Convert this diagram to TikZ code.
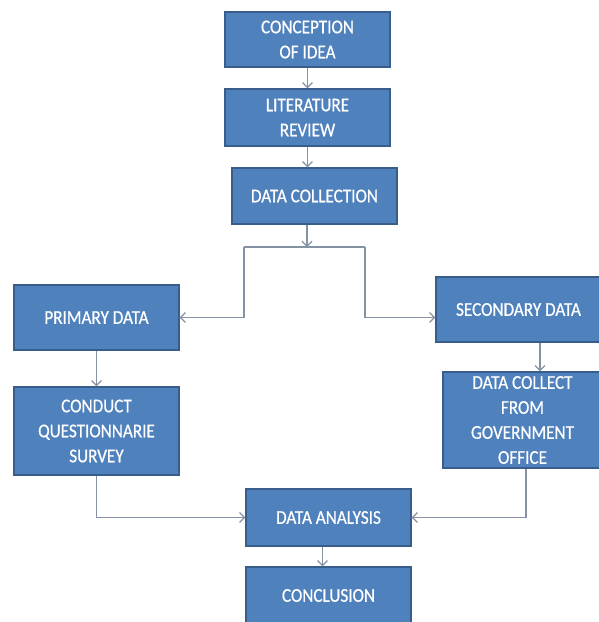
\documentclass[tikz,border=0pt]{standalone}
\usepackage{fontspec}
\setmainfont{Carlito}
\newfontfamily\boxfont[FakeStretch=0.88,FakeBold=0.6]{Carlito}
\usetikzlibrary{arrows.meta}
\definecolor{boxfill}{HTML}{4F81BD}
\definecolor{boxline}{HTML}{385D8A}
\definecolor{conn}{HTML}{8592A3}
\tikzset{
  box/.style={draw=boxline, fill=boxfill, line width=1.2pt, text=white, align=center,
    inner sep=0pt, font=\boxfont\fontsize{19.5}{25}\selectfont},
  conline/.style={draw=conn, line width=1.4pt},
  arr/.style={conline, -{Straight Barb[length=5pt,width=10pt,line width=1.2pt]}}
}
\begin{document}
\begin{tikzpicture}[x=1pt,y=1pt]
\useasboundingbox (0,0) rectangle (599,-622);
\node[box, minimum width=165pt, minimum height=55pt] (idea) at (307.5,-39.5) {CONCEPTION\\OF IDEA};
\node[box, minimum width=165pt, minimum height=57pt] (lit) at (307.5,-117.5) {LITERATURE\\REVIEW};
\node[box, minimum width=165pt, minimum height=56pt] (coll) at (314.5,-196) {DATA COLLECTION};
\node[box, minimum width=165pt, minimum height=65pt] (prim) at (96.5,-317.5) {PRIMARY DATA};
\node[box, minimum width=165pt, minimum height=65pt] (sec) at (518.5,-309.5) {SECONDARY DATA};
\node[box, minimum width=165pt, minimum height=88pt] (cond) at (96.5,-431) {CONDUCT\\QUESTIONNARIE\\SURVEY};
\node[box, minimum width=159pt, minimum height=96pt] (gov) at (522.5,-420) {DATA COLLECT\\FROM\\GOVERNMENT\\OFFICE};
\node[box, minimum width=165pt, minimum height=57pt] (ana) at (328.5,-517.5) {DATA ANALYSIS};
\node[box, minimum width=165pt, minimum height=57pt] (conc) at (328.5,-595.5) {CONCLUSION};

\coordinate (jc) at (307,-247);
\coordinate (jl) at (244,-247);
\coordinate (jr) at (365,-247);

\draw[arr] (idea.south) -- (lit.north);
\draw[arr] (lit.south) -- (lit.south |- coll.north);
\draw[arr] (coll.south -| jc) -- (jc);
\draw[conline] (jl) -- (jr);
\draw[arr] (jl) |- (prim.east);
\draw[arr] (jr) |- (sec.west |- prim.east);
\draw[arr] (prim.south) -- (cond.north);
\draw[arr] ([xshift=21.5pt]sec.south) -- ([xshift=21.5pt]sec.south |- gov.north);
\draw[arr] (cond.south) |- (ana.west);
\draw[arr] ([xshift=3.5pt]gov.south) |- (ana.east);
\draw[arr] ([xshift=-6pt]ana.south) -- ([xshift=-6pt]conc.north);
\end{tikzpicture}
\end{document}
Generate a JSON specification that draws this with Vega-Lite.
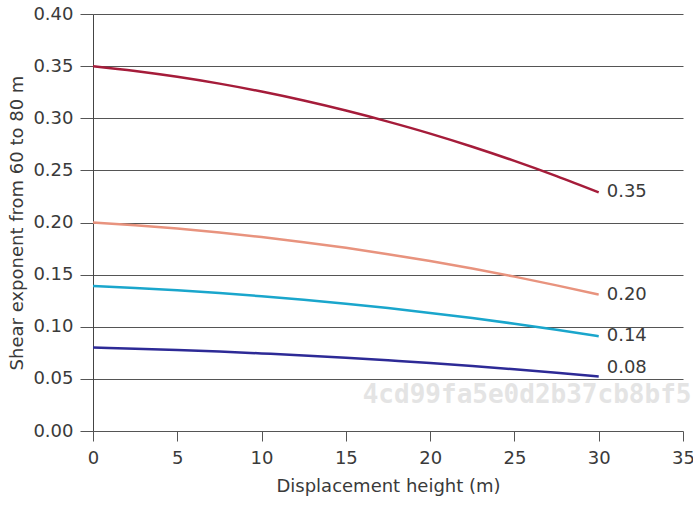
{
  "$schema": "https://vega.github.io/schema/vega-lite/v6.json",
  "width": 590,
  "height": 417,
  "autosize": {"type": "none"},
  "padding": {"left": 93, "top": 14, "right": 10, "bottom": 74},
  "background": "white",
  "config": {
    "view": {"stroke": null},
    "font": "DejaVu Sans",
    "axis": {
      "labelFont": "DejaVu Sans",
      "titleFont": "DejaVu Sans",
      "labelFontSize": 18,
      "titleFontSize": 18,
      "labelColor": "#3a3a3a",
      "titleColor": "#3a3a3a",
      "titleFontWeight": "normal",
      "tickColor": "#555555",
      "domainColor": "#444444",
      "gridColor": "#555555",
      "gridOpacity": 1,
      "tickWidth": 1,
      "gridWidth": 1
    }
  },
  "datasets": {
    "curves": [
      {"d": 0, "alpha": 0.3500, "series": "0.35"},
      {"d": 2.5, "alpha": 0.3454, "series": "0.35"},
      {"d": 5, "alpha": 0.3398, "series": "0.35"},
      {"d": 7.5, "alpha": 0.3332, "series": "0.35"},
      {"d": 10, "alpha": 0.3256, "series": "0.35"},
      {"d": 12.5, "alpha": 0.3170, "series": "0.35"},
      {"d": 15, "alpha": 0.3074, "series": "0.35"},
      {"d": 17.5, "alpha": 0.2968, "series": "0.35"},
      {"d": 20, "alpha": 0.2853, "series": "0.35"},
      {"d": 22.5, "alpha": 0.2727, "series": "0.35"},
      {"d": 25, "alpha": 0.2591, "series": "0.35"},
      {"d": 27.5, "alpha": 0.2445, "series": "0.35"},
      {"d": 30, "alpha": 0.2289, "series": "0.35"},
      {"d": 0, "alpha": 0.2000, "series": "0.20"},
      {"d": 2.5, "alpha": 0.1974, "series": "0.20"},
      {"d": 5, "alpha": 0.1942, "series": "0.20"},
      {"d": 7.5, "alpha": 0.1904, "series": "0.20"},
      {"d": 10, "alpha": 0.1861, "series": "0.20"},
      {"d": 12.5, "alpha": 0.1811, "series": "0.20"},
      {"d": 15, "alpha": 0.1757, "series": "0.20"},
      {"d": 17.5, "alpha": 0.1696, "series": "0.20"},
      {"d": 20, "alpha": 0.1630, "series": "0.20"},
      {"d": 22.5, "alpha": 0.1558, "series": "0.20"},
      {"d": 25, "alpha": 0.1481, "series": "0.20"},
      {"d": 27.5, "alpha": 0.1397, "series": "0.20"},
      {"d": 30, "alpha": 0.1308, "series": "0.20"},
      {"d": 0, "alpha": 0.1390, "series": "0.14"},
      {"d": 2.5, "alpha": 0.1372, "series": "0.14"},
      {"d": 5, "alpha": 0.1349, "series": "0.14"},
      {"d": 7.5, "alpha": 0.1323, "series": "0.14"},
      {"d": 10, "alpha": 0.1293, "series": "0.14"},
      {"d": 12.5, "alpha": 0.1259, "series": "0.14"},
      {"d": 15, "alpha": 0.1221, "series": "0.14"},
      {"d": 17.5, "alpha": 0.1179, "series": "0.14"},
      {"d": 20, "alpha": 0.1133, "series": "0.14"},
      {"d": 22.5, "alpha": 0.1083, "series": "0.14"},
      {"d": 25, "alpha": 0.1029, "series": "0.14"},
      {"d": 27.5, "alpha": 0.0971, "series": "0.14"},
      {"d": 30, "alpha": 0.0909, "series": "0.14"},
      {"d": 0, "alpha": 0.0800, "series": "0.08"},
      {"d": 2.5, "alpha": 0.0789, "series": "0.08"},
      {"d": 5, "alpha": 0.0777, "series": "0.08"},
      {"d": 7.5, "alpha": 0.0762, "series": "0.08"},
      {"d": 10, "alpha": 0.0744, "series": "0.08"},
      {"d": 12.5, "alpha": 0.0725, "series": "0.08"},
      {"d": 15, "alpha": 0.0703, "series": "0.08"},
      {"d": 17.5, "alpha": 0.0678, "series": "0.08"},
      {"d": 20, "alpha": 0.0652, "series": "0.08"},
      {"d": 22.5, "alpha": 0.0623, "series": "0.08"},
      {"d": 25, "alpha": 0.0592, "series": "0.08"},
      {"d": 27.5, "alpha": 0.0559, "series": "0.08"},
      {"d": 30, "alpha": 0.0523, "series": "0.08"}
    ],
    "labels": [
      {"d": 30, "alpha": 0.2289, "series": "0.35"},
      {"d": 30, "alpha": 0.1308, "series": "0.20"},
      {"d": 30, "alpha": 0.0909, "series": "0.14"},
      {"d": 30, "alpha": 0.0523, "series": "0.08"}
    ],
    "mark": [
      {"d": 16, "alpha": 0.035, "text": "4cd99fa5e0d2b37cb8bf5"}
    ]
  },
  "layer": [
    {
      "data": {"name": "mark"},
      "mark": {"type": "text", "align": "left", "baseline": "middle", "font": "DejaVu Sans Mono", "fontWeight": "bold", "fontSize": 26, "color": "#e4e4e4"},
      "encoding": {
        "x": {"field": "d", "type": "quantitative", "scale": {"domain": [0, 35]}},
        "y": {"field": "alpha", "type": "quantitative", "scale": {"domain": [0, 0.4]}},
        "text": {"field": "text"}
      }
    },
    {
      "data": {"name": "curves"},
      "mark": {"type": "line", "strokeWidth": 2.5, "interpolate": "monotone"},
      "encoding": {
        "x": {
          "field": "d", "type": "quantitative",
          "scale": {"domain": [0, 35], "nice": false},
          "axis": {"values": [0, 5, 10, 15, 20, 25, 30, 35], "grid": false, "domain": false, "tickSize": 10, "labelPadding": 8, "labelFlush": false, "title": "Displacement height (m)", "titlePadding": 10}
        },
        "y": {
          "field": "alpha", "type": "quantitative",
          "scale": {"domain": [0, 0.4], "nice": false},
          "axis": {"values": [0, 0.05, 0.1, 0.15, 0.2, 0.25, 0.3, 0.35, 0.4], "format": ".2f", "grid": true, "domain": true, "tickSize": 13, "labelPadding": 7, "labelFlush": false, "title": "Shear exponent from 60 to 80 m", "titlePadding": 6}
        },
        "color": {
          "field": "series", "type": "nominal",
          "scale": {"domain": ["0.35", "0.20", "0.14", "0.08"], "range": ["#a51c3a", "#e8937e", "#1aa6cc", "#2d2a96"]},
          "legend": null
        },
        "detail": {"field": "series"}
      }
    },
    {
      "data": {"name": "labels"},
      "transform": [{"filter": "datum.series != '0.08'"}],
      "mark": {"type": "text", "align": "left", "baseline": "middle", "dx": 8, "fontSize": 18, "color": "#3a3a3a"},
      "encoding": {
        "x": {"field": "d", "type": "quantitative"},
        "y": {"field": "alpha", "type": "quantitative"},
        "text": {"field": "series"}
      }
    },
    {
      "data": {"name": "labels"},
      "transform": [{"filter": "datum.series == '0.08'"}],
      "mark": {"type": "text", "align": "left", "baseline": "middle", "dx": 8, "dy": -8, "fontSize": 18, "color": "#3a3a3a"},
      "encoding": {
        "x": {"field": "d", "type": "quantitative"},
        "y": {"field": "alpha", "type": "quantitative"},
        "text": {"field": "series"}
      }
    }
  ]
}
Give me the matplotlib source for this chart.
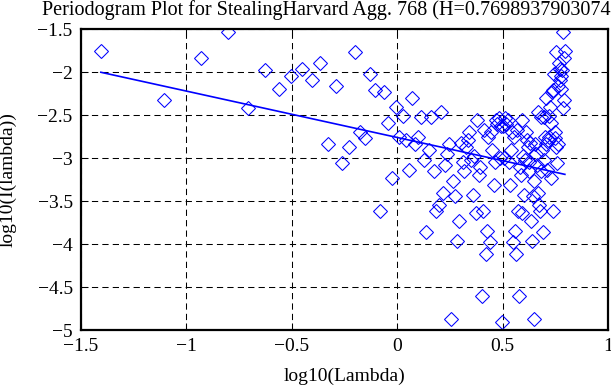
__________________________________________________
▸ TASK OBJECTIVE
Starting with the first line of the data above and ending with the line containing "(jr) at (365,-247);", please restate every line exactly, leaving images out.

▸ FULL RESPONSE
Convert this diagram to TikZ code.
\documentclass[tikz,border=0pt]{standalone}
\usepackage{fontspec}
\setmainfont{Carlito}
\newfontfamily\boxfont[FakeStretch=0.88,FakeBold=0.6]{Carlito}
\usetikzlibrary{arrows.meta}
\definecolor{boxfill}{HTML}{4F81BD}
\definecolor{boxline}{HTML}{385D8A}
\definecolor{conn}{HTML}{8592A3}
\tikzset{
  box/.style={draw=boxline, fill=boxfill, line width=1.2pt, text=white, align=center,
    inner sep=0pt, font=\boxfont\fontsize{19.5}{25}\selectfont},
  conline/.style={draw=conn, line width=1.4pt},
  arr/.style={conline, -{Straight Barb[length=5pt,width=10pt,line width=1.2pt]}}
}
\begin{document}
\begin{tikzpicture}[x=1pt,y=1pt]
\useasboundingbox (0,0) rectangle (599,-622);
\node[box, minimum width=165pt, minimum height=55pt] (idea) at (307.5,-39.5) {CONCEPTION\\OF IDEA};
\node[box, minimum width=165pt, minimum height=57pt] (lit) at (307.5,-117.5) {LITERATURE\\REVIEW};
\node[box, minimum width=165pt, minimum height=56pt] (coll) at (314.5,-196) {DATA COLLECTION};
\node[box, minimum width=165pt, minimum height=65pt] (prim) at (96.5,-317.5) {PRIMARY DATA};
\node[box, minimum width=165pt, minimum height=65pt] (sec) at (518.5,-309.5) {SECONDARY DATA};
\node[box, minimum width=165pt, minimum height=88pt] (cond) at (96.5,-431) {CONDUCT\\QUESTIONNARIE\\SURVEY};
\node[box, minimum width=159pt, minimum height=96pt] (gov) at (522.5,-420) {DATA COLLECT\\FROM\\GOVERNMENT\\OFFICE};
\node[box, minimum width=165pt, minimum height=57pt] (ana) at (328.5,-517.5) {DATA ANALYSIS};
\node[box, minimum width=165pt, minimum height=57pt] (conc) at (328.5,-595.5) {CONCLUSION};

\coordinate (jc) at (307,-247);
\coordinate (jl) at (244,-247);
\coordinate (jr) at (365,-247);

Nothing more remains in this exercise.